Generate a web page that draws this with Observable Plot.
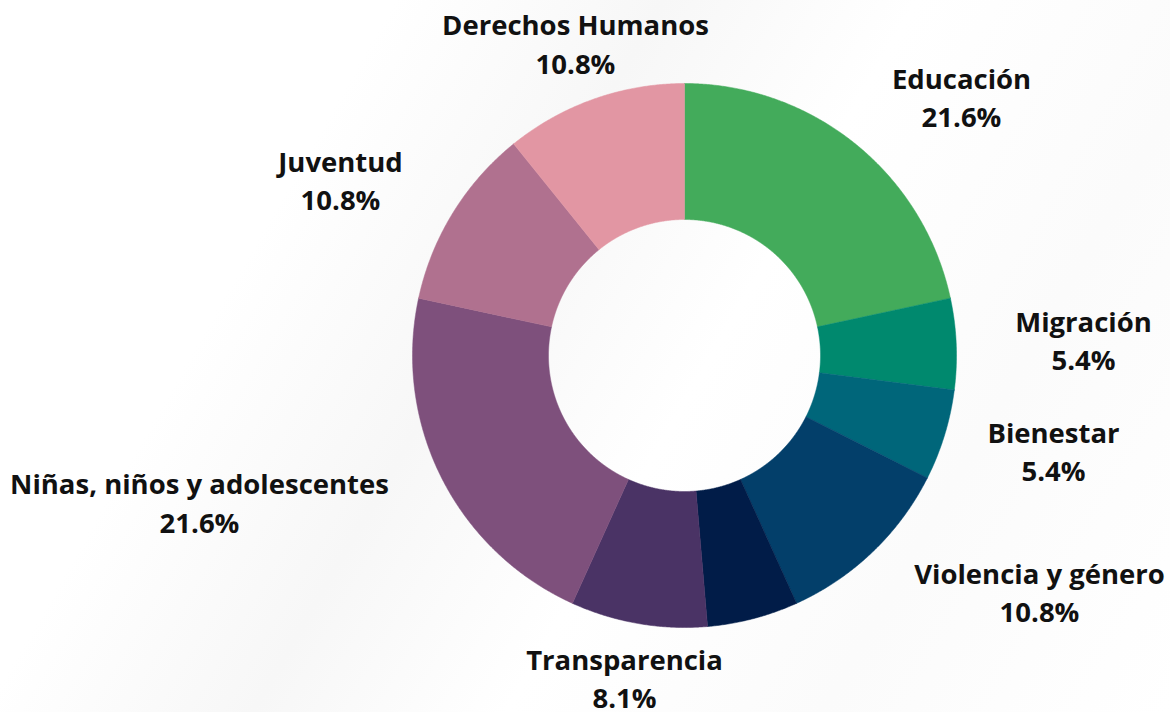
<!DOCTYPE html>
<html>
<head>
<meta charset="utf-8">
<script src="https://cdn.jsdelivr.net/npm/d3@7"></script>
<script src="https://cdn.jsdelivr.net/npm/@observablehq/plot@0.6"></script>
<style>
  html, body { margin: 0; padding: 0; background: #ffffff; }
  #chart { width: 1170px; height: 712px; }
</style>
</head>
<body>
<div id="chart"></div>
<script>
// ---- Data ----
const categories = [
  "Educación",
  "Migración",
  "Bienestar",
  "Violencia y género",
  "Otro",
  "Transparencia",
  "Niñas, niños y adolescentes",
  "Juventud",
  "Derechos Humanos"
];
const values = [21.6, 5.4, 5.4, 10.8, 5.4, 8.1, 21.6, 10.8, 10.8];
const showLabel = [true, true, true, true, false, true, true, true, true];
const colors = ["#43ab5b", "#00896e", "#00667a", "#033f6a", "#011c48", "#4a3365", "#7e507c", "#b0718f", "#e296a3"];

// ---- Layout (pixel geometry, separate from data) ----
const W = 1170, H = 712;
const CX = 684, CY = 355;
const R_OUT = 272, R_IN = 136;
const labelAnchor = [
  [961, 95], [1083, 338], [1053, 449], [1039, 590], null,
  [624, 676], [199, 500.5], [340, 178], [575, 41.5]
];

// ---- Build slices via d3.pie ----
const pie = d3.pie().sort(null).value(d => d.value);
const rows = categories.map((c, i) => ({category: c, value: values[i], color: colors[i], i}));
const arcs = pie(rows);

const pts = [];
for (const a of arcs) {
  const n = Math.max(8, Math.ceil((a.endAngle - a.startAngle) / 0.005));
  const ring = [];
  for (let k = 0; k <= n; k++) {
    const t = a.startAngle + (a.endAngle - a.startAngle) * k / n;
    ring.push([R_OUT * Math.sin(t), -R_OUT * Math.cos(t)]);
  }
  for (let k = n; k >= 0; k--) {
    const t = a.startAngle + (a.endAngle - a.startAngle) * k / n;
    ring.push([R_IN * Math.sin(t), -R_IN * Math.cos(t)]);
  }
  ring.push(ring[0]);
  for (const [x, y] of ring) pts.push({x, y, category: a.data.category});
}

const labels = rows
  .filter(d => showLabel[d.i])
  .map(d => ({
    text: `${d.category}\n${d.value.toFixed(1)}%`,
    x: labelAnchor[d.i][0] - CX,
    y: labelAnchor[d.i][1] - CY
  }));

const chart = Plot.plot({
  width: W,
  height: H,
  margin: 0,
  x: {domain: [-CX, W - CX], range: [0, W], axis: null},
  y: {domain: [-CY, H - CY], range: [0, H], axis: null},
  color: {domain: categories, range: colors},
  style: {
    background: "linear-gradient(120deg, #ffffff 0%, #ffffff 25%, #f7f7f7 42%, #ffffff 58%, #fbfbfb 78%, #ffffff 100%)",
    overflow: "visible"
  },
  marks: [
    Plot.line(pts, {x: "x", y: "y", z: "category", fill: "category", stroke: "category", strokeWidth: 0.5, curve: "linear"}),
    Plot.text(labels, {
      x: "x", y: "y", text: "text",
      fontSize: 27.5, fontWeight: 700,
      fontFamily: "'Open Sans', sans-serif",
      fill: "#111111",
      lineHeight: 1.4,
      textAnchor: "middle"
    })
  ]
});
document.getElementById("chart").appendChild(chart);
</script>
</body>
</html>
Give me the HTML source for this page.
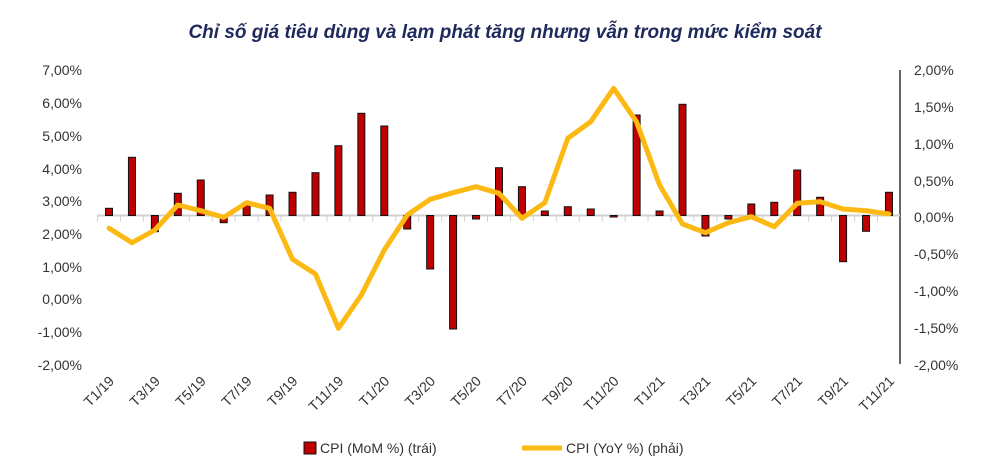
<!DOCTYPE html>
<html><head><meta charset="utf-8"><style>
body{margin:0;background:#fff;}
svg{display:block;font-family:"Liberation Sans",sans-serif;}
</style></head><body>
<svg width="1000" height="474" viewBox="0 0 1000 474">
<text x="505" y="38" text-anchor="middle" font-size="19" font-weight="bold" font-style="italic" fill="#1f2a5c">Chỉ số giá tiêu dùng và lạm phát tăng nhưng vẫn trong mức kiểm soát</text>
<g font-size="14" fill="#333" text-anchor="end">
<text x="82" y="75">7,00%</text><text x="82" y="108">6,00%</text><text x="82" y="141">5,00%</text><text x="82" y="174">4,00%</text><text x="82" y="206">3,00%</text><text x="82" y="239">2,00%</text><text x="82" y="272">1,00%</text><text x="82" y="304">0,00%</text><text x="82" y="337">-1,00%</text><text x="82" y="370">-2,00%</text>
</g>
<g font-size="14" fill="#333">
<text x="914" y="75">2,00%</text><text x="914" y="112">1,50%</text><text x="914" y="149">1,00%</text><text x="914" y="186">0,50%</text><text x="914" y="222">0,00%</text><text x="914" y="259">-0,50%</text><text x="914" y="296">-1,00%</text><text x="914" y="333">-1,50%</text><text x="914" y="370">-2,00%</text>
</g>
<line x1="900" y1="70" x2="900" y2="364" stroke="#000" stroke-width="1.2"/>
<line x1="97" y1="215.5" x2="900" y2="215.5" stroke="#d0d0d0" stroke-width="2"/>
<g id="ticks" stroke="#d0d0d0" stroke-width="1"></g>
<g id="bars" fill="#c00000" stroke="#111" stroke-width="1"></g>
<polyline id="ln" fill="none" stroke="#fdb913" stroke-width="5" stroke-linejoin="round" stroke-linecap="round"/>
<g id="xl" font-size="14" fill="#333" text-anchor="end"></g>
<rect x="304" y="442" width="12" height="12" fill="#c00000" stroke="#111" stroke-width="1"/>
<text x="320" y="453" font-size="14" fill="#333">CPI (MoM %) (trái)</text>
<line x1="522" y1="448" x2="562" y2="448" stroke="#fdb913" stroke-width="5"/>
<text x="566" y="453" font-size="14" fill="#333">CPI (YoY %) (phải)</text>
</svg>
<script>
var b=[208.3,157.3,231.7,193.3,180,222.7,202.7,195,192.3,172.7,145.7,113.3,126,229,269,329,219,167.7,186.7,211,206.7,209,217,115,211,104.3,236,219,204,202.3,170,197.3,261.7,231.3,192.3];
var l=[228.3,242.7,230,205,210.7,217.3,202.7,208.3,259.3,274,328.3,295,250,215,199.3,192.7,186.7,193.3,218.3,202.7,138.3,121.7,88.3,122,185,224,232.7,222.7,216.7,226.7,203.3,201.7,209,210.7,214];
var base=215.5,x0=109,dx=22.94,NS="http://www.w3.org/2000/svg";
var g=document.getElementById('bars'),t=document.getElementById('ticks'),xl=document.getElementById('xl'),pts=[];
for(var i=0;i<35;i++){var x=x0+i*dx;
var r=document.createElementNS(NS,'rect');var y=Math.min(b[i],base),h=Math.max(Math.abs(b[i]-base),1.5);
r.setAttribute('x',x-3.5);r.setAttribute('y',y);r.setAttribute('width',7);r.setAttribute('height',h);g.appendChild(r);
var tk=document.createElementNS(NS,'line');tk.setAttribute('x1',x-dx/2);tk.setAttribute('x2',x-dx/2);tk.setAttribute('y1',base);tk.setAttribute('y2',base+6);t.appendChild(tk);
pts.push(x+','+l[i]);
if(i%2==0){var tx=document.createElementNS(NS,'text');tx.setAttribute('transform','translate('+(x+6)+',382) rotate(-45)');
var m=(i%12)+1,yr=19+Math.floor(i/12);tx.textContent='T'+m+'/'+yr;xl.appendChild(tx);}}
document.getElementById('ln').setAttribute('points',pts.join(' '));
</script>
</body></html>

● What is expected
Report the number of lines that contain "page", with no other words.

● Answer for the task
2